§ Material provided
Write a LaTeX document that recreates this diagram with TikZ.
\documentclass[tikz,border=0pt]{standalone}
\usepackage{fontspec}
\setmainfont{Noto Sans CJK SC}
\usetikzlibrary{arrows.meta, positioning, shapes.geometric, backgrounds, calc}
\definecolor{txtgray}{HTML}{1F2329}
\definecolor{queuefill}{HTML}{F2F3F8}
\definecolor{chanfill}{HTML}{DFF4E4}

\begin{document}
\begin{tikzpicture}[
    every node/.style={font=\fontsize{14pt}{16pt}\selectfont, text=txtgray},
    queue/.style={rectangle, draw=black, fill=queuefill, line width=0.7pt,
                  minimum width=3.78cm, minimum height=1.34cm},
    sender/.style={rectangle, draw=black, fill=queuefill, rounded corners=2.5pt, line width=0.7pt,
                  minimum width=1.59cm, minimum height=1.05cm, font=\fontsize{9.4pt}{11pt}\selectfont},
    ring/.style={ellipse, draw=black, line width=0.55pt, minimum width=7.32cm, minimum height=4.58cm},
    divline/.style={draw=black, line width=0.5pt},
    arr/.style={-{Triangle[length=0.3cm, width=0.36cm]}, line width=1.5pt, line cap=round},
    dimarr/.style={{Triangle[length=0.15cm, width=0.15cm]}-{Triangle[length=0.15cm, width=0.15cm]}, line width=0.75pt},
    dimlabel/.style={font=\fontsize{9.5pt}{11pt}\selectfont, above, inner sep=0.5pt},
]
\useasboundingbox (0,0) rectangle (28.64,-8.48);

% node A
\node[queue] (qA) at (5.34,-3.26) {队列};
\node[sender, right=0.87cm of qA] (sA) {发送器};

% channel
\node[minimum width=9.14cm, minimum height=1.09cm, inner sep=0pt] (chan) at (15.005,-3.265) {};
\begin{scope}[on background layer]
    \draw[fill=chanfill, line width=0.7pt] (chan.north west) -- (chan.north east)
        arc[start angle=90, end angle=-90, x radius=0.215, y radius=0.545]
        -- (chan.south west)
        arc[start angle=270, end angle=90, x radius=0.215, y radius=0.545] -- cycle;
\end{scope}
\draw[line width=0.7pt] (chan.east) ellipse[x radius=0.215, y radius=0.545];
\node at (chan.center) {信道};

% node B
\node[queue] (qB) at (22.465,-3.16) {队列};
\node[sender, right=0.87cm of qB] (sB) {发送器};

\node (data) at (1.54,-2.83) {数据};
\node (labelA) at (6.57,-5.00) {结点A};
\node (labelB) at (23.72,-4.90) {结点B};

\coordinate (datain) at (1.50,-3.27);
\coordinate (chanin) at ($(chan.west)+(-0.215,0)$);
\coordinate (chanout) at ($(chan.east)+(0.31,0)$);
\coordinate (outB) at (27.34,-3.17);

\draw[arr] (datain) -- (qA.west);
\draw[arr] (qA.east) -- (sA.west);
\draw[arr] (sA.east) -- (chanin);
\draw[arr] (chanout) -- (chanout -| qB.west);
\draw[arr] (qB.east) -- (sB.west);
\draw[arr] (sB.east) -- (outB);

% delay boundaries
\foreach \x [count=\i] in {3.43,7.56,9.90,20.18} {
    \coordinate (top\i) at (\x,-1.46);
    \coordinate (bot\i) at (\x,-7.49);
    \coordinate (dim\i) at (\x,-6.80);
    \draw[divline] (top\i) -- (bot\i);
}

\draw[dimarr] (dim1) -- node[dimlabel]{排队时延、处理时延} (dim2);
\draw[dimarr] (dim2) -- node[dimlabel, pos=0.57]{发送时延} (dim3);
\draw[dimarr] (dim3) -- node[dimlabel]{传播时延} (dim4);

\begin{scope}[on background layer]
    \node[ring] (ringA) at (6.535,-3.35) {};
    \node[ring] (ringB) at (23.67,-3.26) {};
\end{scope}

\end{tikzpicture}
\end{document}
--
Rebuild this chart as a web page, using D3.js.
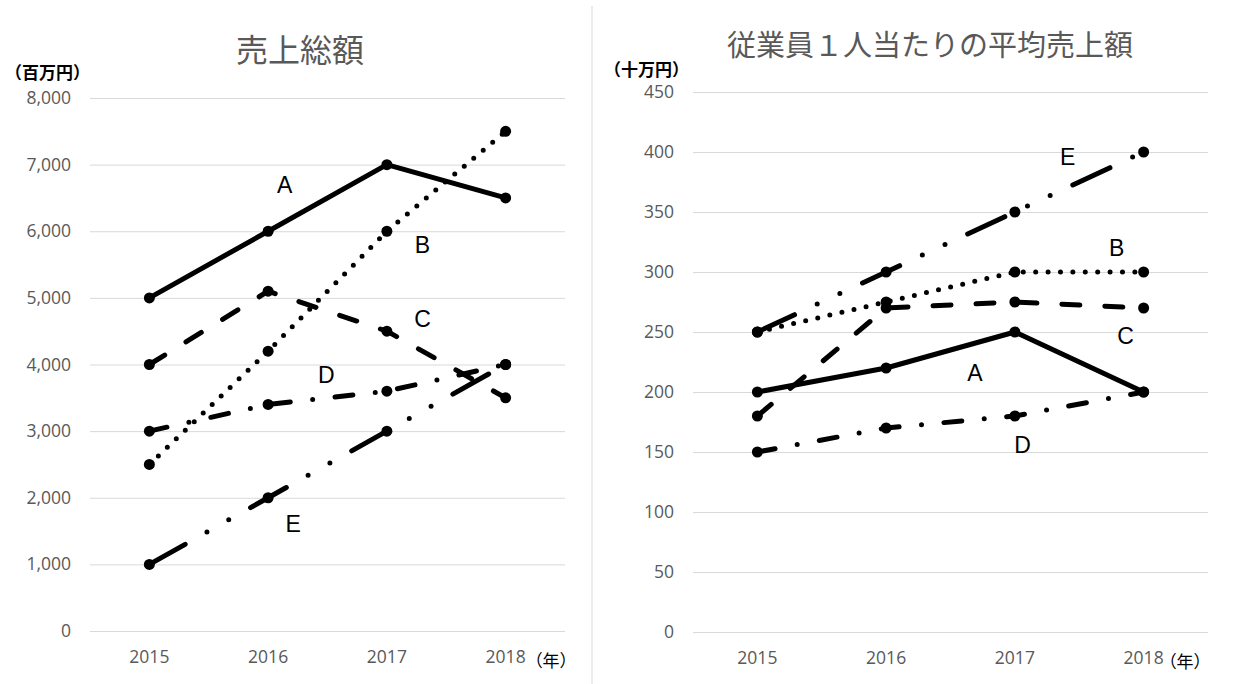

§ To be done
Of the entries above, repeat exactly the lines from the line with "Write a LaTeX" through the line with "(0,0) rectangle (28.64,-8.48);", both of them included.

§ Result below
Write a LaTeX document that recreates this diagram with TikZ.
\documentclass[tikz,border=0pt]{standalone}
\usepackage{fontspec}
\setmainfont{Noto Sans CJK SC}
\usetikzlibrary{arrows.meta, positioning, shapes.geometric, backgrounds, calc}
\definecolor{txtgray}{HTML}{1F2329}
\definecolor{queuefill}{HTML}{F2F3F8}
\definecolor{chanfill}{HTML}{DFF4E4}

\begin{document}
\begin{tikzpicture}[
    every node/.style={font=\fontsize{14pt}{16pt}\selectfont, text=txtgray},
    queue/.style={rectangle, draw=black, fill=queuefill, line width=0.7pt,
                  minimum width=3.78cm, minimum height=1.34cm},
    sender/.style={rectangle, draw=black, fill=queuefill, rounded corners=2.5pt, line width=0.7pt,
                  minimum width=1.59cm, minimum height=1.05cm, font=\fontsize{9.4pt}{11pt}\selectfont},
    ring/.style={ellipse, draw=black, line width=0.55pt, minimum width=7.32cm, minimum height=4.58cm},
    divline/.style={draw=black, line width=0.5pt},
    arr/.style={-{Triangle[length=0.3cm, width=0.36cm]}, line width=1.5pt, line cap=round},
    dimarr/.style={{Triangle[length=0.15cm, width=0.15cm]}-{Triangle[length=0.15cm, width=0.15cm]}, line width=0.75pt},
    dimlabel/.style={font=\fontsize{9.5pt}{11pt}\selectfont, above, inner sep=0.5pt},
]
\useasboundingbox (0,0) rectangle (28.64,-8.48);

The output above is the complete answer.